We believe the backdrop of rising yields would not necessarily weaken the prospects of high-yielding dividend stocks, but rather underline the importance of dividend growth. In Singapore, we also continue to find that the spread for dividend yields against bond yields remains attractive, despite rising bond yields. This spread will remain supportive for high-yielding dividend companies. The strategy in dividend investing for 2022 will increasingly focus on dividend growth rather than dividend yields, as we expect dividend growth opportunities could be scarcer amid a rising interest rate environment. As such, we see the potential for companies with high and rising dividend growth profiles to be re-rated with higher valuations during a time where broader earnings growth moderate.

We also see quality and sustainable returns featuring as a key driver of performance in dividend investing. We like selected financials, industrials and technology companies that are well positioned to deliver and increase dividends in 2022. We also see selective retail REITs and logistic REITS outperforming in 2022. We see retail REITs as a beneficiary of the reopening trade in Singapore, and logistic REITS benefitting from Singapore’s rising role as a regional manufacturing hub in technology, transportation and financial services.

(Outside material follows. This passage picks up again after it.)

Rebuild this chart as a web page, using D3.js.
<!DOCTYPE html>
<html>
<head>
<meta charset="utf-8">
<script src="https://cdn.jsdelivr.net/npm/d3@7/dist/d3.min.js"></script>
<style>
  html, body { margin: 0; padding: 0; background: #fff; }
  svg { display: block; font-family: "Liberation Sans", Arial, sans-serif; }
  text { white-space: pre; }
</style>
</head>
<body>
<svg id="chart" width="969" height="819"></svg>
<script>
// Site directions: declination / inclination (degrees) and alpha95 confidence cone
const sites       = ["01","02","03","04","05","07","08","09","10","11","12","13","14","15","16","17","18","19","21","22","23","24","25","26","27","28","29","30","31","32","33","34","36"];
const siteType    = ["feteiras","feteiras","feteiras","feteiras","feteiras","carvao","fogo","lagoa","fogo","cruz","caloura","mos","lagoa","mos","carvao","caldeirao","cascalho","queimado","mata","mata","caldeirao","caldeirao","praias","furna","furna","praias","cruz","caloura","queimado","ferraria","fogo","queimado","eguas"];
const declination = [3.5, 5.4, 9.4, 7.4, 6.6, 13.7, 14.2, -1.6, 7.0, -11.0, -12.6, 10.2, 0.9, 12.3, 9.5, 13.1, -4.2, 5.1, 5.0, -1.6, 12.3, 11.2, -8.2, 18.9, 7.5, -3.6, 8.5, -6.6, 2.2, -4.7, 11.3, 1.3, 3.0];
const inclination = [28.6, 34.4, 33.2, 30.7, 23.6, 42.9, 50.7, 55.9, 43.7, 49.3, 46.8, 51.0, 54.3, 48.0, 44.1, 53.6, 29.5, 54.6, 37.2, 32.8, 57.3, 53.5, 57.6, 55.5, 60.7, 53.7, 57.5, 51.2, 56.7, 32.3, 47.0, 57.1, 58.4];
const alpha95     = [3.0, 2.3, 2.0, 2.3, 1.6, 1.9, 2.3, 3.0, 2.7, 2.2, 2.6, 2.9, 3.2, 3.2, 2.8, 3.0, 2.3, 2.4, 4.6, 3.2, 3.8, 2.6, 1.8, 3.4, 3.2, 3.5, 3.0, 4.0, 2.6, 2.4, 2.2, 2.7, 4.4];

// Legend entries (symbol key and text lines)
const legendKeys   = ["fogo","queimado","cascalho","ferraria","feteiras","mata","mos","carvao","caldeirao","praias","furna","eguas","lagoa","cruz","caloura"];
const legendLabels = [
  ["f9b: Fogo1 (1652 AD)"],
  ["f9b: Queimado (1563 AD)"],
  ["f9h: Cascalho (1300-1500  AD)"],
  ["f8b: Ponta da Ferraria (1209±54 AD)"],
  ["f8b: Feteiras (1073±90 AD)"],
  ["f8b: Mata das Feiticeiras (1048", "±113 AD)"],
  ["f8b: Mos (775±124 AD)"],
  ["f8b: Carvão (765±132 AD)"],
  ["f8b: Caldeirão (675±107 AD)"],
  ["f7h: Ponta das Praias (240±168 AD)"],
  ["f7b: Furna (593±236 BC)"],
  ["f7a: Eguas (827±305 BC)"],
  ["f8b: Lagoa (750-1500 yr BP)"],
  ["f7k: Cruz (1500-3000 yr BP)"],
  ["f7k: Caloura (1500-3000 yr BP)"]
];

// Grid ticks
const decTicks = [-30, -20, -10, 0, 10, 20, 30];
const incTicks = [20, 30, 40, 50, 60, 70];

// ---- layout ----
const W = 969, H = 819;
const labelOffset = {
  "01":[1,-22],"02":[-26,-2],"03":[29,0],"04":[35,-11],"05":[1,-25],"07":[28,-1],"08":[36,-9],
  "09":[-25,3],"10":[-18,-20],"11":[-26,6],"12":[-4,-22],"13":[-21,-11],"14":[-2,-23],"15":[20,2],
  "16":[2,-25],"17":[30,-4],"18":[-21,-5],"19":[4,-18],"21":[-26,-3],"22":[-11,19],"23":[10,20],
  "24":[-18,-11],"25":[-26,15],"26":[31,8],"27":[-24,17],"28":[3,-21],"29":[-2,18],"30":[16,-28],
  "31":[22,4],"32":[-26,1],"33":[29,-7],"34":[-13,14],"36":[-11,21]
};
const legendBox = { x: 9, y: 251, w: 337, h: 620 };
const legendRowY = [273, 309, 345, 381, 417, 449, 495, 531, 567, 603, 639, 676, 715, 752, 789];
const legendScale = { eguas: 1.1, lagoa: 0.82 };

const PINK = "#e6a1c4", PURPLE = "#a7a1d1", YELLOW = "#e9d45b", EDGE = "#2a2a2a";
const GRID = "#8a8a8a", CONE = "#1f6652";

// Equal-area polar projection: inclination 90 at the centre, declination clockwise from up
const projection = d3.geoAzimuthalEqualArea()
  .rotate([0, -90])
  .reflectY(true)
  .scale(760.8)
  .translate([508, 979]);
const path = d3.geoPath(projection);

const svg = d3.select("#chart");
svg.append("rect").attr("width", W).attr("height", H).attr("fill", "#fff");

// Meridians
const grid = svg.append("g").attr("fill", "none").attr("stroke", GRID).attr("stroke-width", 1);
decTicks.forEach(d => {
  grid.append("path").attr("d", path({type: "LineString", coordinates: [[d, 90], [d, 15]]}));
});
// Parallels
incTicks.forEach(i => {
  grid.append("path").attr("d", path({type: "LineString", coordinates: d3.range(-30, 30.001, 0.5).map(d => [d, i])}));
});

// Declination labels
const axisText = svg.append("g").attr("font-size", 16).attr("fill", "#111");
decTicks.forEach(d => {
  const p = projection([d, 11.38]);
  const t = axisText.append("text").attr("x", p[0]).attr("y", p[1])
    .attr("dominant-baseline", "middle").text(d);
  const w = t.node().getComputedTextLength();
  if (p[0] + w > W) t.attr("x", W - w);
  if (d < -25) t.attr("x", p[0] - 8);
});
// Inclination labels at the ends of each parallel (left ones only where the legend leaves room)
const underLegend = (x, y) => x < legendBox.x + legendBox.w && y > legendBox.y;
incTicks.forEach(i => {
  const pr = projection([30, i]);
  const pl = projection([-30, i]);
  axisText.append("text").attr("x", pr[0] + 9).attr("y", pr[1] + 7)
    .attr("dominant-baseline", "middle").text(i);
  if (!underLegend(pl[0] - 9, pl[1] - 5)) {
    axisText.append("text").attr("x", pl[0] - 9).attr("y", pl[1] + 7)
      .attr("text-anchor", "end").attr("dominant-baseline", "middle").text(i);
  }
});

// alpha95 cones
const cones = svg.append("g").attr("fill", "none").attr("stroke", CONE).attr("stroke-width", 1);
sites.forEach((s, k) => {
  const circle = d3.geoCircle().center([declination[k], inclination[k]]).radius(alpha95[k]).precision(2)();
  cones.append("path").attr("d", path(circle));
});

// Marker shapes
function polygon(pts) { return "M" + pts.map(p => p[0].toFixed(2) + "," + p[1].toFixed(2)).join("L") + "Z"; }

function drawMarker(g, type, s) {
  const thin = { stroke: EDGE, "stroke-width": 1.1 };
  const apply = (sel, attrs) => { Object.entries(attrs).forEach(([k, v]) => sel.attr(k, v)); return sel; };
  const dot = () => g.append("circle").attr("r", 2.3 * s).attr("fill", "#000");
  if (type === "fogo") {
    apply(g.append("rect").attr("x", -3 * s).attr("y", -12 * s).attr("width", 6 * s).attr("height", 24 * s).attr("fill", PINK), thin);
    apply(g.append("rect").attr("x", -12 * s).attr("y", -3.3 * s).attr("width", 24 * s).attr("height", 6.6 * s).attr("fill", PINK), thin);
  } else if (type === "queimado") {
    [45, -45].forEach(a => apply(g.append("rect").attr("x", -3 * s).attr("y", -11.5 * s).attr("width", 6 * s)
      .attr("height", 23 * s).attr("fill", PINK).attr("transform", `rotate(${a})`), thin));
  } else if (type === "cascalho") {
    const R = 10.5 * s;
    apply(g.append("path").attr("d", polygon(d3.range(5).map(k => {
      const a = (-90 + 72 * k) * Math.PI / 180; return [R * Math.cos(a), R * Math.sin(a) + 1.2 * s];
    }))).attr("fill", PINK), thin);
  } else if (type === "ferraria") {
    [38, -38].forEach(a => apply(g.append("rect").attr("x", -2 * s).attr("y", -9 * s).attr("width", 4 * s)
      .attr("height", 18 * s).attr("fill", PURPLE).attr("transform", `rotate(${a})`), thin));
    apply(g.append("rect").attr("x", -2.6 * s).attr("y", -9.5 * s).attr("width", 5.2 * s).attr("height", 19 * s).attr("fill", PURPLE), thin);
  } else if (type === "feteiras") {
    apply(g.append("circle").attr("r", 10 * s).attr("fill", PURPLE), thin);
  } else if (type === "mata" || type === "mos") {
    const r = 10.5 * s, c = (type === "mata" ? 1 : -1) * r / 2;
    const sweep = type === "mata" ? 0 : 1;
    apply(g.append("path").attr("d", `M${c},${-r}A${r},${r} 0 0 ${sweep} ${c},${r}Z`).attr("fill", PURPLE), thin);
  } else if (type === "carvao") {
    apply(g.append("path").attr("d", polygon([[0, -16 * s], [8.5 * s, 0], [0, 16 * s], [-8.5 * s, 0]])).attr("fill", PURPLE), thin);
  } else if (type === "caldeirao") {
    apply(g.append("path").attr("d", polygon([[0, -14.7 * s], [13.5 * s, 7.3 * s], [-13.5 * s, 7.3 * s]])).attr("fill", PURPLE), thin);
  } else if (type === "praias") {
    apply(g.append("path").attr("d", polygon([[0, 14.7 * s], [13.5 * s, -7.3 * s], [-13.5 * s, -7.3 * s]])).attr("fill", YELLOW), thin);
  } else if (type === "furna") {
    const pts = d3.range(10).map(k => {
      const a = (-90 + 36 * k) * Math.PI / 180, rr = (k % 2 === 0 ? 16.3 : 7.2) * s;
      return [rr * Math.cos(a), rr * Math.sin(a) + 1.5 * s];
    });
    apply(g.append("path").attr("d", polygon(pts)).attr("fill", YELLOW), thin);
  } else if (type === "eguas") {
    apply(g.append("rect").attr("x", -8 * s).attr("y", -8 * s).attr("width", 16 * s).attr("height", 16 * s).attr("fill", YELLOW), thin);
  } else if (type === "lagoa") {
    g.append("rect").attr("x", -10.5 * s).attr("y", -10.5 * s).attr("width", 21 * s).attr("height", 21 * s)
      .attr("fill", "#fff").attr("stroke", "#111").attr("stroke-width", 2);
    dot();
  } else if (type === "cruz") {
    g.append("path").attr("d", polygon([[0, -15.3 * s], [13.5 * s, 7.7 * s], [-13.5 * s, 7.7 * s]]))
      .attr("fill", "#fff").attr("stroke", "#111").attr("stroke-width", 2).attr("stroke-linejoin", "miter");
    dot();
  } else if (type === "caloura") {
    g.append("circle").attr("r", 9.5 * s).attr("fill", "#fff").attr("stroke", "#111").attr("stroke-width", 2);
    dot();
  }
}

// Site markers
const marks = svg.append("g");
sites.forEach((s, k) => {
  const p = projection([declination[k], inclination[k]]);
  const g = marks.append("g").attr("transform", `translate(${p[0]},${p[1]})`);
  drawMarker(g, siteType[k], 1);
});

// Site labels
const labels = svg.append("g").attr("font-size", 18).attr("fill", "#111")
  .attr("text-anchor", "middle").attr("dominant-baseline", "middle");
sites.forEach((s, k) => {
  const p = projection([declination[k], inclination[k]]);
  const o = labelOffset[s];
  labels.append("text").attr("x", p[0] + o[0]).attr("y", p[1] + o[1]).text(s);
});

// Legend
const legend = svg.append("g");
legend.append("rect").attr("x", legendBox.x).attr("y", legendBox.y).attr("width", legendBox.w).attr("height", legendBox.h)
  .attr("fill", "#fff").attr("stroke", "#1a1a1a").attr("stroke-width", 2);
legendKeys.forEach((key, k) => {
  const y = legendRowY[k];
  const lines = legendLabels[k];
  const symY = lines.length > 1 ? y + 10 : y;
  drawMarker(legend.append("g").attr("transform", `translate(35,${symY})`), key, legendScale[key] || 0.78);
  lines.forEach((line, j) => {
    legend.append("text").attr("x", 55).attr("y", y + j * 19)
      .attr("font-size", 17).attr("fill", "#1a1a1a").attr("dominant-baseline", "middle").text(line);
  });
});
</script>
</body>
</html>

Key themes of recovery, rates and returns in 2022

In summary, we expect the growth story in the Singapore economy to continue into 2022, where we see a greater contribution from the recovery in the service sector. This continued recovery will also underpin growth in corporate earnings for the Singapore equity market. 2022 will also see the spectre of rising inflation and interest rates. In our opinion, we believe companies with quality and sustainable growth will outperform during a time of slowing earnings growth and rising cost pressures. Finally, against the backdrop of ebbing liquidity and policy support coupled with slowing global growth momentum, we expect overall equity market returns to moderate in 2022. However, we remain positive on alpha opportunities in Singapore. We believe the moderation of earnings growth and tighter policy headwinds will lead to greater dispersion in earnings growth across sectors and higher bifurcation in stock returns. This will favour stock pickers, in our view. We favour financials, industrials, consumer and technology sectors most in 2022.